• _JOB_:
Word for word, transcribe the lines below and drop the pictures.

━━ MATERIAL ━━

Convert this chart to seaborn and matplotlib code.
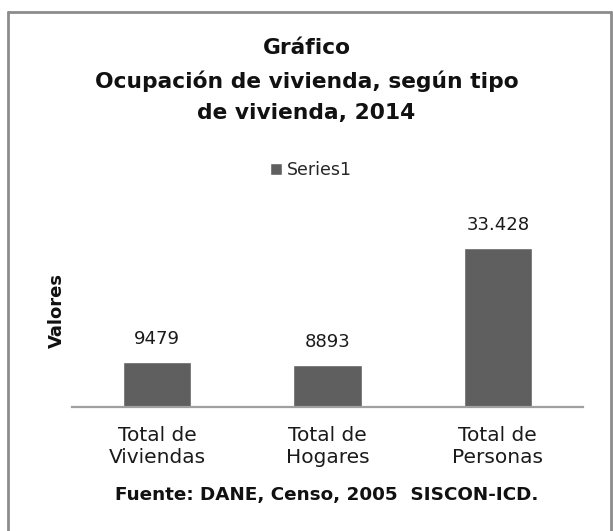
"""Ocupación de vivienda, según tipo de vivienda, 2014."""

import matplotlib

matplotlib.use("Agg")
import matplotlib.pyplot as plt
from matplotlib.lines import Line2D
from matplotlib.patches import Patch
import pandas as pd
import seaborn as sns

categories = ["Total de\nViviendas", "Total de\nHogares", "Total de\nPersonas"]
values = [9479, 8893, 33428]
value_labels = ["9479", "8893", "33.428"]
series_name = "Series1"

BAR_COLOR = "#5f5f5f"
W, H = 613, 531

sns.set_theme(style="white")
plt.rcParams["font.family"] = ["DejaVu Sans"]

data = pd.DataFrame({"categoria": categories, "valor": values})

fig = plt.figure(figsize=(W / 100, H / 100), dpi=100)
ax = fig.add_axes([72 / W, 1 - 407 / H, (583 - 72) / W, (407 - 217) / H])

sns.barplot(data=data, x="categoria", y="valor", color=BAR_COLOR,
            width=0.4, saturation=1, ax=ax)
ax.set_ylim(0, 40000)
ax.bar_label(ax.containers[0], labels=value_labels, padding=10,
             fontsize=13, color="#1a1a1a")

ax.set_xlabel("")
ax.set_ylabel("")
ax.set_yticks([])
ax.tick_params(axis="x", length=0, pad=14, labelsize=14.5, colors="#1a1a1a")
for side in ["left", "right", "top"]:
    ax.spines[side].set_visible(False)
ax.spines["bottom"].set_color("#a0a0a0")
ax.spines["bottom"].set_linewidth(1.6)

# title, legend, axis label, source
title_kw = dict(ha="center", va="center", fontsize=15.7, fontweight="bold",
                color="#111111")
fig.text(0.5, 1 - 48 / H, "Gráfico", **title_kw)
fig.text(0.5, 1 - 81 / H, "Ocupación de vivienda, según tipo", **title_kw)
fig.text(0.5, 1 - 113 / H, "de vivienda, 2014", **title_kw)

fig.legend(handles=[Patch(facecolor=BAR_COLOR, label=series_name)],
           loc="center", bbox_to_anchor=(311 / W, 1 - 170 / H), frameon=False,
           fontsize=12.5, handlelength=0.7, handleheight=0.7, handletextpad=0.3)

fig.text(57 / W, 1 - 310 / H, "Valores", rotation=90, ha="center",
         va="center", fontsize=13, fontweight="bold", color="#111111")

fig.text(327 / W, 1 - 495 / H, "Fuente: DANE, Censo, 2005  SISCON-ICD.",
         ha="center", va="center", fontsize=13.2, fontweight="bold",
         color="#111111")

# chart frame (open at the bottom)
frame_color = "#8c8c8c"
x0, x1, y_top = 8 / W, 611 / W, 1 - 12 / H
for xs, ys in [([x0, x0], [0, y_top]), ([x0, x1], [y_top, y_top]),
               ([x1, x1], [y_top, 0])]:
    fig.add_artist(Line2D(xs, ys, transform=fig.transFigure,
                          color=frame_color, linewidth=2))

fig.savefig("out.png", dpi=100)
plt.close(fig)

━━━

• _SOLUTION FOR THIS EXERCISE_:
Convert this chart to seaborn and matplotlib code.
"""Ocupación de vivienda, según tipo de vivienda, 2014."""

import matplotlib

matplotlib.use("Agg")
import matplotlib.pyplot as plt
from matplotlib.lines import Line2D
from matplotlib.patches import Patch
import pandas as pd
import seaborn as sns

categories = ["Total de\nViviendas", "Total de\nHogares", "Total de\nPersonas"]
values = [9479, 8893, 33428]
value_labels = ["9479", "8893", "33.428"]
series_name = "Series1"

BAR_COLOR = "#5f5f5f"
W, H = 613, 531

sns.set_theme(style="white")
plt.rcParams["font.family"] = ["DejaVu Sans"]

data = pd.DataFrame({"categoria": categories, "valor": values})

fig = plt.figure(figsize=(W / 100, H / 100), dpi=100)
ax = fig.add_axes([72 / W, 1 - 407 / H, (583 - 72) / W, (407 - 217) / H])

sns.barplot(data=data, x="categoria", y="valor", color=BAR_COLOR,
            width=0.4, saturation=1, ax=ax)
ax.set_ylim(0, 40000)
ax.bar_label(ax.containers[0], labels=value_labels, padding=10,
             fontsize=13, color="#1a1a1a")

ax.set_xlabel("")
ax.set_ylabel("")
ax.set_yticks([])
ax.tick_params(axis="x", length=0, pad=14, labelsize=14.5, colors="#1a1a1a")
for side in ["left", "right", "top"]:
    ax.spines[side].set_visible(False)
ax.spines["bottom"].set_color("#a0a0a0")
ax.spines["bottom"].set_linewidth(1.6)

# title, legend, axis label, source
title_kw = dict(ha="center", va="center", fontsize=15.7, fontweight="bold",
                color="#111111")
fig.text(0.5, 1 - 48 / H, "Gráfico", **title_kw)
fig.text(0.5, 1 - 81 / H, "Ocupación de vivienda, según tipo", **title_kw)
fig.text(0.5, 1 - 113 / H, "de vivienda, 2014", **title_kw)

fig.legend(handles=[Patch(facecolor=BAR_COLOR, label=series_name)],
           loc="center", bbox_to_anchor=(311 / W, 1 - 170 / H), frameon=False,
           fontsize=12.5, handlelength=0.7, handleheight=0.7, handletextpad=0.3)

fig.text(57 / W, 1 - 310 / H, "Valores", rotation=90, ha="center",
         va="center", fontsize=13, fontweight="bold", color="#111111")

fig.text(327 / W, 1 - 495 / H, "Fuente: DANE, Censo, 2005  SISCON-ICD.",
         ha="center", va="center", fontsize=13.2, fontweight="bold",
         color="#111111")

# chart frame (open at the bottom)
frame_color = "#8c8c8c"
x0, x1, y_top = 8 / W, 611 / W, 1 - 12 / H
for xs, ys in [([x0, x0], [0, y_top]), ([x0, x1], [y_top, y_top]),
               ([x1, x1], [y_top, 0])]:
    fig.add_artist(Line2D(xs, ys, transform=fig.transFigure,
                          color=frame_color, linewidth=2))

fig.savefig("out.png", dpi=100)
plt.close(fig)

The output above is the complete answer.